Cuando salió ya nadie se le acercaba, tampoco nadie buscaba a la bruja egipcia por miedo a encontrarla, desde su silla de ruedas veía la vida pasar, todas las mañanas Ma’Rosa, la única que permanecía a su lado, la llevaba a la Rambla y la dejaba vendiendo flores en un pequeño puesto en San José. Las costillas curaron, las piernas nunca le permitirán andar, el alma estaba muerta. Así pasaban los días, esperando un final que sabía sería doloroso, lejano y triste. Desistió del suicidio, temía por experiencia el poder de la maldición y segura que cualquier tentativa terminaría en fracaso empezó a aceptar su desgracia por no poder huir de ella.

Un día claro de primavera, cuando la Rambla hervía de color, flores y gente, pasó como una bruma frente al puesto de Manuela la falda melocotón aireando su grácil vuelo. Salió la gitana tras ella tirando flores y atropellando paseantes con su silla de ruedas, gritando como loca, rogando que la mujer parara; y paró. Nada de lo que había ante la gitana coincidía con su recuerdo, tan solo la falda. Cuando llegó ante la joven solo pudo balbucear algunas palabras de sentimiento, arrepentimiento y solicitud de perdón, no recordaba esa cara, ni tanta juventud, ni la agradable sonrisa, pero sí el tono y la dulce voz que la mataron en vida.

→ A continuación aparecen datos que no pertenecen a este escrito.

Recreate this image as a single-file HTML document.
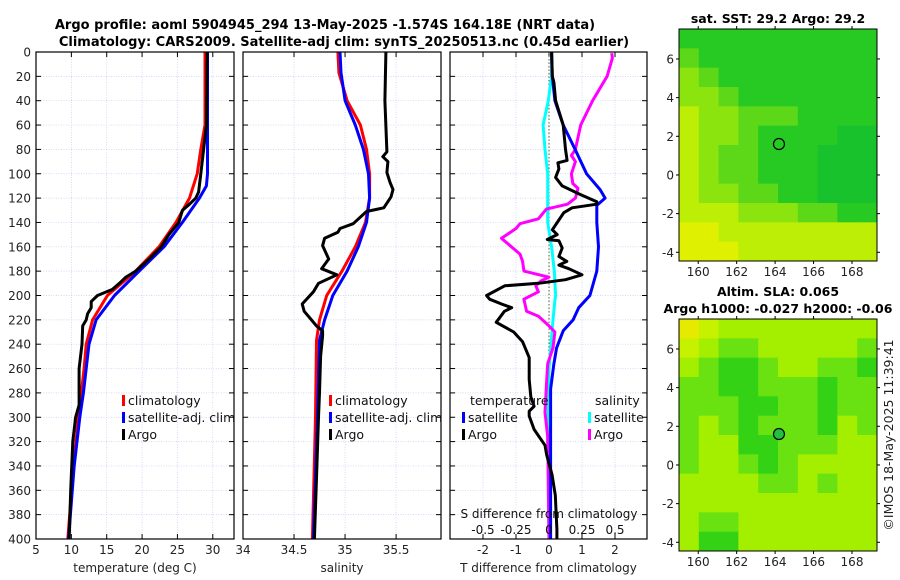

  • Perdón, por dios, perdón, por tu alma, por tus hijos, por la Sagrada Familia y la Moreneta, por los faraones y tus dioses egipcios, por favor mujer, retira el maleficio.
  • ¿Qué maleficio? ¿de qué me hablas? ¿qué dioses egipcios dices? Yo creo que me confundes o has perdido la cabeza.
  • Hace tres años ya, tres, que me lanzaste una maldición en esta Rambla, desde entonces mi vida ha sido un sufrimiento continuo, no he parado de buscarte para solicitar tu perdón, para que retires tu magia.
  • Yo no tengo magia mujer ni soy extranjera. Si, te recuerdo ahora, sobre todo por la cara de susto que pusiste, lo comentamos durante mucho tiempo después. Lancé una maldición de la que ni me acuerdo, estaba harta de vuestro acoso y maldiciones y me dio por ahí, sin siquiera pensarlo, recordé una de las muchas que me decís, tal vez la cambié un poco y en cuanto te vi abrir la boca la dije sin más, para que me dejaras en paz. El poder de una maldición está en quien la recibe gitana, nunca en quien la dice, cuanto más crees en ellas más daño te hacen.
  • Entonces ¿la enfermedad, las lesiones, el vacío en el poblado?
  • Pues no sé, supongo que has atribuido todo lo malo que te haya pasado a una maldición inexistente y tus propios miedos y supersticiones han hecho de tu vida un infierno.

Manuela quedó conmocionada, rumiando cada palabra que la joven le había dicho, mirando, como la última vez, la falda naranja alejarse volando alegremente y perdiéndose de vista entre la multitud.